氏家俊明社長

 タダノの氏家俊明社長は13日都内で会見し、2023年をめどに世界初の電動ラフテレーンクレーンを発売すると発表した。電動油圧ポンプでクレーンの作動力を確保し、環境対応と作業性を両立する。電動クレーンを通じて、同社グループが2050年に目指すカーボンニュートラルで技術の方向性を打ち出し、持続的な成長につなげていく。

 開発中のラフテレーンクレーンは、走行、クレーンの稼働ともにバッテリーからの電力で賄う。クレーンには、電力で油圧ポンプを駆動するシステムを採用する。クレーンに必要な吊り上げ力を電力のみで確保すると、モーターの大型化や消費電力の増大が避けられない。既存ユニットで培った油圧技術を生かせる電動ポンプを利用して、商品力を高める。
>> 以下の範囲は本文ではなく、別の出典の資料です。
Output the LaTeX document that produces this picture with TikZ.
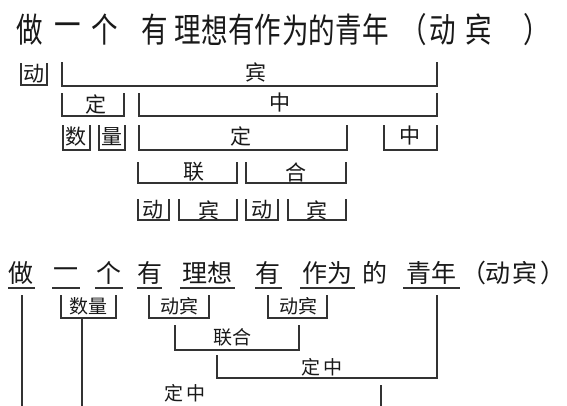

 電動化にともない従来クレーンとの操作性の変化が予想されるため、人工知能(AI)によるオペレーターの操作支援機能を搭載。電動化で作業時の騒音低減を見込むなど、地域に優しいクレーンの開発を目指す。

 氏家社長は「今まで取引のなかった企業からも意見を集める」と話し、電動化を梃に新規ニーズの吸収に取り組む姿勢を示した。

 ディーゼルエンジンを搭載するラフテレーンクレーンは稼働、走行の段階で多くの二酸化炭素(CO2)を発生している。同社製品が排出するCO2の合計は同社グループの工場など事業活動で排出するCO2を大きく上回ると試算しており、その改善に向けて電動化に着手する。